Dans les villages qui ont été quelques semaines plus tôt privés de
leurs notables et de leurs jeunes gens, militaires et gendarmes ont
toute facilité à réunir les femmes et les enfants. Ces malheureux sont
réunis en longs convois et déportés vers le sud, vers Alep, une ville de
la Syrie ottomane.
Les marches se déroulent sous le soleil de l'été, dans des conditions
épouvantables, sans vivres et sans eau, sous la menace constante des
montagnards kurdes, trop heureux de pouvoir librement exterminer leurs
voisins et rivaux. Elles débouchent en général sur une mort rapide.
Survivent toutefois beaucoup de jeunes femmes ou d'adolescentes
(parmi les plus jolies) ; celles-là sont enlevées par les Turcs ou les
Kurdes pour être vendues comme esclaves ou converties de force à l'islam
et mariées à des familiers (en ce début du XXIe siècle, beaucoup de
Turcs sont troublés de découvrir qu'ils descendent ainsi d'une jeune
chrétienne d'Arménie arrachée à sa famille et à sa culture).
En septembre, après les habitants des provinces orientales, vient le
tour d'autres Arméniens de l'empire. Ceux-là sont convoyés vers Alep
dans des wagons à bestiaux puis transférés dans des camps de
concentration en zone désertique où ils ne tardent pas à succomber à
leur tour, loin des regards indiscrets.
Au total disparaissent pendant l'été 1915 les deux tiers de la population arménienne sous souveraineté ottomane.
Les Européens et le génocide
En Occident, les informations sur le génocide émeuvent l'opinion mais
le sultan se justifie en arguant de la nécessité de déplacer les
populations pour des raisons militaires !
Le gouvernement allemand, allié de la Turquie, censure les
informations sur le génocide. L'Allemagne entretient en Turquie, pendant
le conflit, une mission militaire très importante (jusqu'à 12.000
hommes). Et après la guerre, c'est en Allemagne que se réfugient les
responsables du génocide, y compris Talaat Pacha.
Ce dernier est assassiné à Berlin le 16 mars 1921 par un jeune
Arménien, Soghomon Tehlirian.

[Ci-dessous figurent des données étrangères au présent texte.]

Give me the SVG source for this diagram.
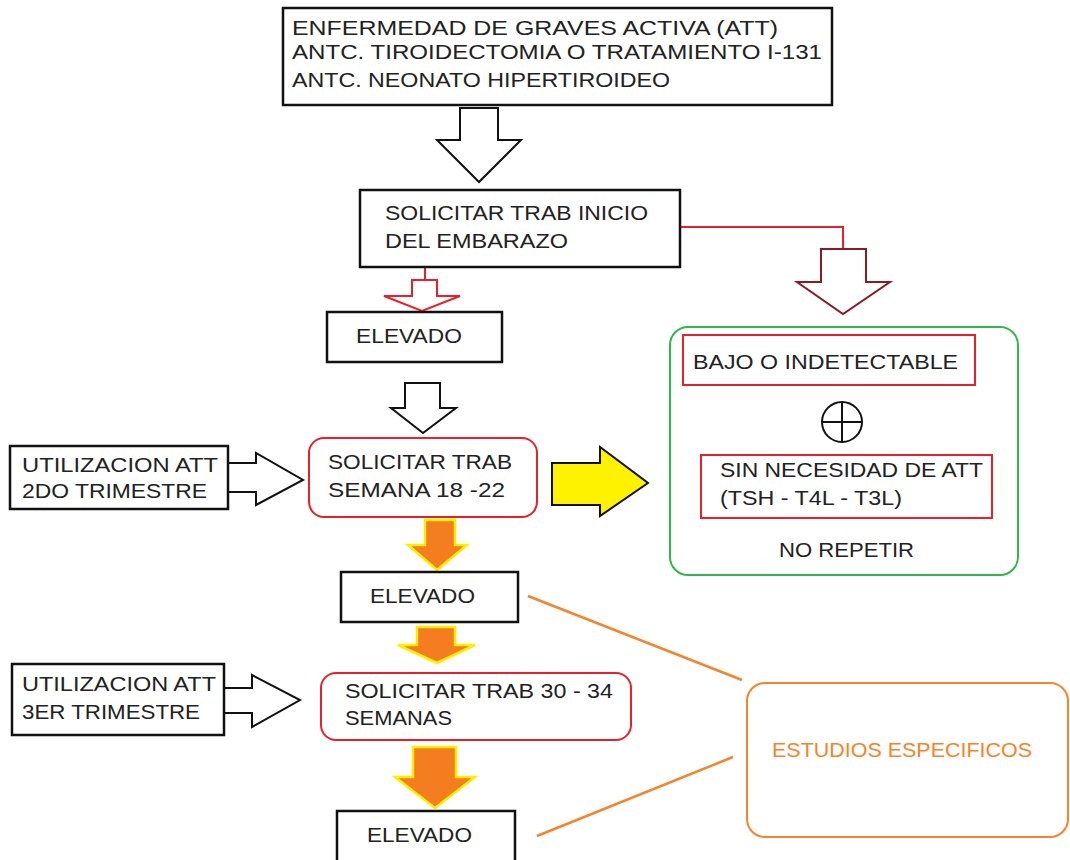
<svg xmlns="http://www.w3.org/2000/svg" width="1070" height="860" viewBox="0 0 1070 860">
<style>
text{font-family:"Liberation Sans","Open Sans",sans-serif;font-size:21px;fill:#222}
.bx{fill:#fff;stroke:#111;stroke-width:2.5}
.rr{fill:#fff;stroke:#e8202a;stroke-width:2}
.wa{fill:#fff;stroke:#111;stroke-width:2}
.oa{fill:#f47d20;stroke:#ffee00;stroke-width:2.5;stroke-linejoin:miter}
.ol{stroke:#f5842a;stroke-width:2.5;fill:none}
</style>
<rect width="1070" height="860" fill="#fff"/>
<g id="connectors">
  <polygon class="wa" points="460,108 498,108 498,140 521,140 479,182 437,140 460,140"/>
  <polyline points="680,227 843,227 843,249" fill="none" stroke="#e8202a" stroke-width="2"/>
  <polygon points="821,249 866,249 866,282 890,282 843,314 797,282 821,282" fill="#fff" stroke="#8b1a22" stroke-width="2"/>
  <line x1="425" y1="267" x2="425" y2="280" stroke="#e8202a" stroke-width="2"/>
  <polygon points="412,280 437,280 437,296 460,296 422,311 384,296 412,296" fill="#fff" stroke="#e8202a" stroke-width="2"/>
  <polygon class="wa" points="405,383 440,383 440,408 456,408 423,433 391,408 405,408"/>
  <polygon class="wa" points="228,463 256,463 256,453 303,480 256,505 256,492 228,492"/>
  <polygon points="552,463 600,463 600,447 648,483 600,516 600,505 552,505" fill="#fff200" stroke="#111" stroke-width="2"/>
  <polygon class="oa" points="425,520 455,520 455,545 467,545 437,570 408,545 425,545"/>
  <polygon class="oa" points="417,627 455,627 455,645 475,645 437,663 398,645 417,645"/>
  <polygon class="wa" points="221,688 252,688 252,675 300,700 252,727 252,713 221,713"/>
  <polygon class="oa" points="413,747 456,747 456,777 475,777 435,808 395,777 413,777"/>
  <line class="ol" x1="528" y1="596" x2="742" y2="680"/>
  <line class="ol" x1="537" y1="836" x2="733" y2="757"/>
</g>
<g id="n-top">
  <rect class="bx" x="283" y="8" width="549" height="97"/>
  <text x="292" y="35" textLength="486" lengthAdjust="spacingAndGlyphs">ENFERMEDAD  DE GRAVES  ACTIVA (ATT)</text>
  <text x="292" y="59" textLength="530" lengthAdjust="spacingAndGlyphs">ANTC. TIROIDECTOMIA O TRATAMIENTO I-131</text>
  <text x="292" y="87" textLength="378" lengthAdjust="spacingAndGlyphs">ANTC. NEONATO HIPERTIROIDEO</text>
</g>
<g id="n-inicio">
  <rect class="bx" x="360" y="190" width="320" height="77"/>
  <text x="385" y="220" textLength="263" lengthAdjust="spacingAndGlyphs">SOLICITAR TRAB INICIO</text>
  <text x="385" y="248" textLength="183" lengthAdjust="spacingAndGlyphs">DEL EMBARAZO</text>
</g>
<g id="n-elevado1">
  <rect class="bx" x="327" y="312" width="175" height="50"/>
  <text x="356" y="343" textLength="106" lengthAdjust="spacingAndGlyphs">ELEVADO</text>
</g>
<g id="n-util2">
  <rect class="bx" x="10" y="446" width="218" height="63"/>
  <text x="22" y="472" textLength="196" lengthAdjust="spacingAndGlyphs">UTILIZACION ATT</text>
  <text x="22" y="498" textLength="185" lengthAdjust="spacingAndGlyphs">2DO TRIMESTRE</text>
</g>
<g id="n-sem18">
  <rect class="rr" x="309" y="438" width="228" height="79" rx="15"/>
  <text x="328" y="469" textLength="184" lengthAdjust="spacingAndGlyphs">SOLICITAR TRAB</text>
  <text x="328" y="497" textLength="177" lengthAdjust="spacingAndGlyphs">SEMANA 18 -22</text>
</g>
<g id="n-bajo">
  <rect x="670" y="327" width="348" height="248" rx="18" fill="#fff" stroke="#2eb84a" stroke-width="2"/>
  <rect class="rr" x="683" y="335" width="292" height="50"/>
  <text x="693" y="369" textLength="265" lengthAdjust="spacingAndGlyphs">BAJO O  INDETECTABLE</text>
  <circle cx="842" cy="422" r="20" fill="none" stroke="#111" stroke-width="2"/>
  <line x1="822" y1="422" x2="862" y2="422" stroke="#111" stroke-width="2"/>
  <line x1="842" y1="402" x2="842" y2="442" stroke="#111" stroke-width="2"/>
  <rect class="rr" x="701" y="455" width="291" height="63"/>
  <text x="720" y="477" textLength="263" lengthAdjust="spacingAndGlyphs">SIN NECESIDAD DE ATT</text>
  <text x="720" y="505" textLength="182" lengthAdjust="spacingAndGlyphs">(TSH - T4L - T3L)</text>
  <text x="779" y="557" textLength="135" lengthAdjust="spacingAndGlyphs">NO REPETIR</text>
</g>
<g id="n-elevado2">
  <rect class="bx" x="341" y="572" width="177" height="50"/>
  <text x="370" y="603" textLength="105" lengthAdjust="spacingAndGlyphs">ELEVADO</text>
</g>
<g id="n-util3">
  <rect class="bx" x="12" y="664" width="212" height="71"/>
  <text x="22" y="691" textLength="194" lengthAdjust="spacingAndGlyphs">UTILIZACION ATT</text>
  <text x="22" y="719" textLength="178" lengthAdjust="spacingAndGlyphs">3ER TRIMESTRE</text>
</g>
<g id="n-sem30">
  <rect class="rr" x="321" y="673" width="310" height="67" rx="15"/>
  <text x="345" y="698" textLength="268" lengthAdjust="spacingAndGlyphs">SOLICITAR TRAB 30 - 34</text>
  <text x="345" y="725" textLength="107" lengthAdjust="spacingAndGlyphs">SEMANAS</text>
</g>
<g id="n-elevado3">
  <rect class="bx" x="337" y="811" width="178" height="56"/>
  <text x="367" y="842" textLength="105" lengthAdjust="spacingAndGlyphs">ELEVADO</text>
</g>
<g id="n-estudios">
  <rect x="747" y="683" width="321" height="154" rx="18" fill="#fff" stroke="#f5842a" stroke-width="2"/>
  <text x="772" y="757" textLength="260" lengthAdjust="spacingAndGlyphs" style="fill:#f5842a">ESTUDIOS ESPECIFICOS</text>
</g>
</svg>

Mais l'assassin sera acquitté par la
justice allemande, preuve si besoin est d'une réelle démocratisation de
la vie allemande sous le régime républicain issu de Weimar !
Le traité de Sèvres
signé le 10 août 1920 entre les Alliés et le nouveau gouvernement de
l'empire ottoman prévoit la mise en jugement des responsables du
génocide. Mais le sursaut nationaliste du général Moustafa Kémal bouscule ces bonnes résolutions.
D'abord favorable à ce que soient punis les responsables de la
défaite et du génocide, Moustafa Kémal se ravise car il a besoin de
ressouder la nation turque face aux Grecs et aux Occidentaux qui
menacent sa souveraineté. Il décrète une amnistie générale, le 31 mars
1923.
La même année, le général parachève la «turcisation» de la
Turquie en expulsant les Grecs qui y vivaient depuis la haute
Antiquité. Istamboul, ville aux deux-tiers chrétienne en 1914, devient
dès lors exclusivement turque et musulmane.
Les nazis tireront les leçons du premier génocide de l'Histoire et de cette occasion perdue de juger les coupables... «Qui se souvient encore de l'extermination des Arméniens ?» aurait lancé Hitler en 1939, à la veille de massacrer les handicapés de son pays (l'extermination des Juifs viendra deux ans plus tard).
À la vérité, c'est seulement dans les années 1980 que l'opinion
publique occidentale a retrouvé le souvenir de ce génocide, à
l'investigation de l'Église arménienne et des jeunes militants de la
troisième génération, dont certains n'ont pas hésité à recourir à des
attentats contre les intérêts turcs.
Les historiens multiplient depuis lors les enquêtes et les
témoignages sur ce génocide, le premier du siècle. Le cinéaste français
d'origine arménienne Henri Verneuil a évoqué dans un film émouvant, Mayrig, en 1991, l'histoire de sa famille qui a vécu ce drame dans sa chair. On trouvera par ailleurs dans Le siècle des génocides (Bernard Bruneteau, Armand Colin, 2004) une très claire et très complète enquête sur ce génocide (et les autres), avec sources et références à l'appui.